Task details: Reproduce, character for character, the lines below from the first through the one with "(alm5) at (132,1058)". Leave pictures out.

Supplied material:
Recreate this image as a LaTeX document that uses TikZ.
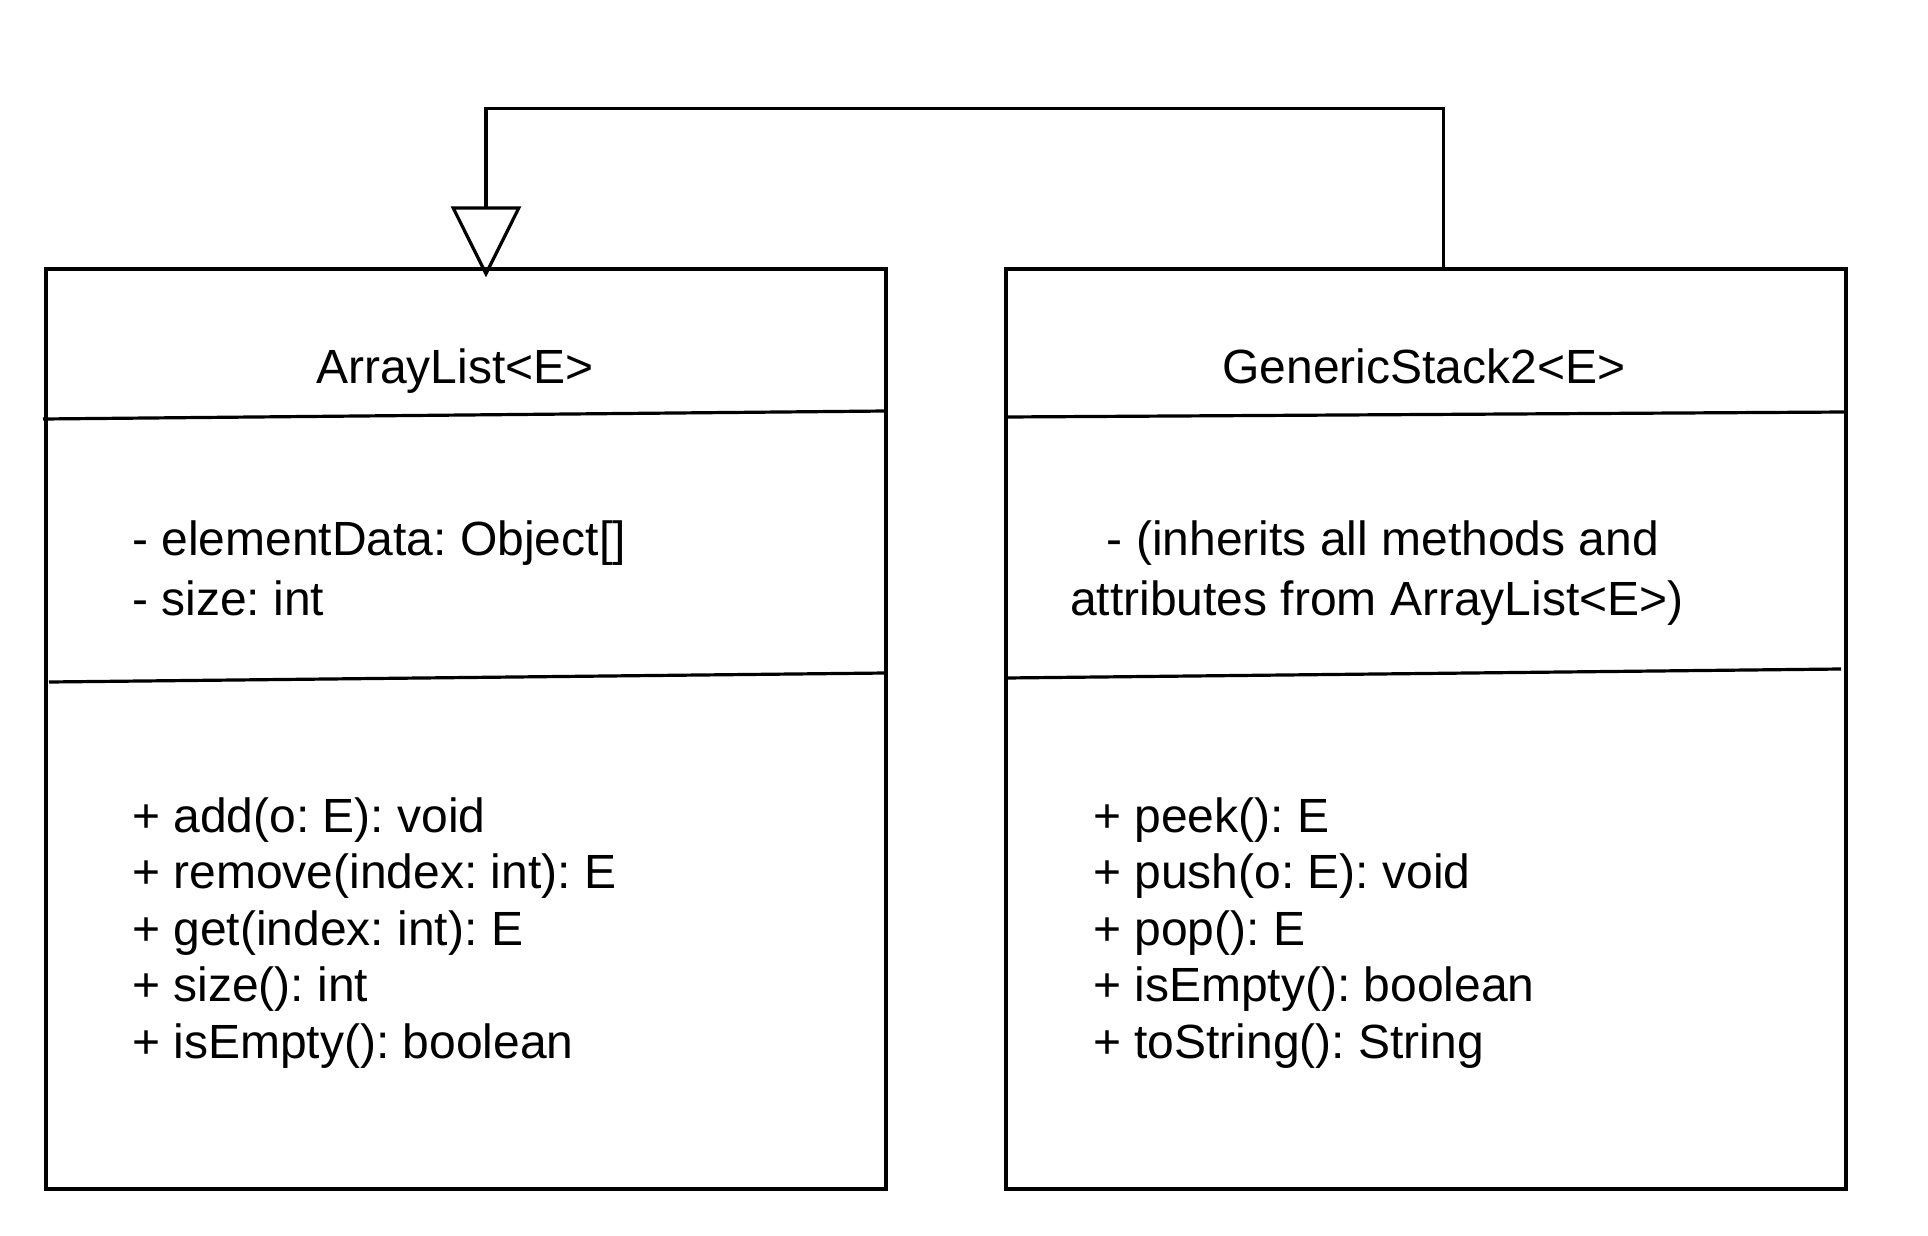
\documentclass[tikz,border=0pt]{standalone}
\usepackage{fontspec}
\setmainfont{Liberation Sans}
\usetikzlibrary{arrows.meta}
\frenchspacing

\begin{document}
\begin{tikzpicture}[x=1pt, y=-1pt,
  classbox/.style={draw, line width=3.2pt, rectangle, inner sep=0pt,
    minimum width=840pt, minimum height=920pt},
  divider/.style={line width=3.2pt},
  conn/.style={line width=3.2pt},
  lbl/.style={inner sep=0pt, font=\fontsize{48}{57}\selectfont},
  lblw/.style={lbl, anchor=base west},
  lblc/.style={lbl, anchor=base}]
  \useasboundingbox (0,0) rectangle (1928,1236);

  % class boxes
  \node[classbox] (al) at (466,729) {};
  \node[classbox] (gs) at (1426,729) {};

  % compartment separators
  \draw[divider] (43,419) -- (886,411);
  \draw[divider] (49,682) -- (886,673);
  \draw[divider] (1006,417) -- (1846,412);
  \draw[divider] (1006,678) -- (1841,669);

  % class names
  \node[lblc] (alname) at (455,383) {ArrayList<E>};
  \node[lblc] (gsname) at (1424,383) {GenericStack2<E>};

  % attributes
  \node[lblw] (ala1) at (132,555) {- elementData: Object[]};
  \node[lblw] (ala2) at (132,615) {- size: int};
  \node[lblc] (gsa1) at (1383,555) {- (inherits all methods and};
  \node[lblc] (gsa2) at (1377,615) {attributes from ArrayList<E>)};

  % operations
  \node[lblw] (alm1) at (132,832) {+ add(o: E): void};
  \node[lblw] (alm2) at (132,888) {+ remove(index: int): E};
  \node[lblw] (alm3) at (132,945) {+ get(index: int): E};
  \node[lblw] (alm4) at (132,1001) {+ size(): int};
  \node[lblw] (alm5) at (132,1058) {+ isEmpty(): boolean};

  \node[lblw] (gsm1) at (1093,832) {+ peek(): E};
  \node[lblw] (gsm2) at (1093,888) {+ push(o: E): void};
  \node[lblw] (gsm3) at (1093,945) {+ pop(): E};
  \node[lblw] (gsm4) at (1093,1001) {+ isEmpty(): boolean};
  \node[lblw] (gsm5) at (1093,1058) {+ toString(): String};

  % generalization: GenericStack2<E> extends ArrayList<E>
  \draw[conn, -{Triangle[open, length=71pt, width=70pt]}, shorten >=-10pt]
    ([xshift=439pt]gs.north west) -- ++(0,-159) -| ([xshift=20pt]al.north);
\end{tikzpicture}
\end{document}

Result of the exercise:
Recreate this image as a LaTeX document that uses TikZ.
\documentclass[tikz,border=0pt]{standalone}
\usepackage{fontspec}
\setmainfont{Liberation Sans}
\usetikzlibrary{arrows.meta}
\frenchspacing

\begin{document}
\begin{tikzpicture}[x=1pt, y=-1pt,
  classbox/.style={draw, line width=3.2pt, rectangle, inner sep=0pt,
    minimum width=840pt, minimum height=920pt},
  divider/.style={line width=3.2pt},
  conn/.style={line width=3.2pt},
  lbl/.style={inner sep=0pt, font=\fontsize{48}{57}\selectfont},
  lblw/.style={lbl, anchor=base west},
  lblc/.style={lbl, anchor=base}]
  \useasboundingbox (0,0) rectangle (1928,1236);

  % class boxes
  \node[classbox] (al) at (466,729) {};
  \node[classbox] (gs) at (1426,729) {};

  % compartment separators
  \draw[divider] (43,419) -- (886,411);
  \draw[divider] (49,682) -- (886,673);
  \draw[divider] (1006,417) -- (1846,412);
  \draw[divider] (1006,678) -- (1841,669);

  % class names
  \node[lblc] (alname) at (455,383) {ArrayList<E>};
  \node[lblc] (gsname) at (1424,383) {GenericStack2<E>};

  % attributes
  \node[lblw] (ala1) at (132,555) {- elementData: Object[]};
  \node[lblw] (ala2) at (132,615) {- size: int};
  \node[lblc] (gsa1) at (1383,555) {- (inherits all methods and};
  \node[lblc] (gsa2) at (1377,615) {attributes from ArrayList<E>)};

  % operations
  \node[lblw] (alm1) at (132,832) {+ add(o: E): void};
  \node[lblw] (alm2) at (132,888) {+ remove(index: int): E};
  \node[lblw] (alm3) at (132,945) {+ get(index: int): E};
  \node[lblw] (alm4) at (132,1001) {+ size(): int};
  \node[lblw] (alm5) at (132,1058) {+ isEmpty(): boolean};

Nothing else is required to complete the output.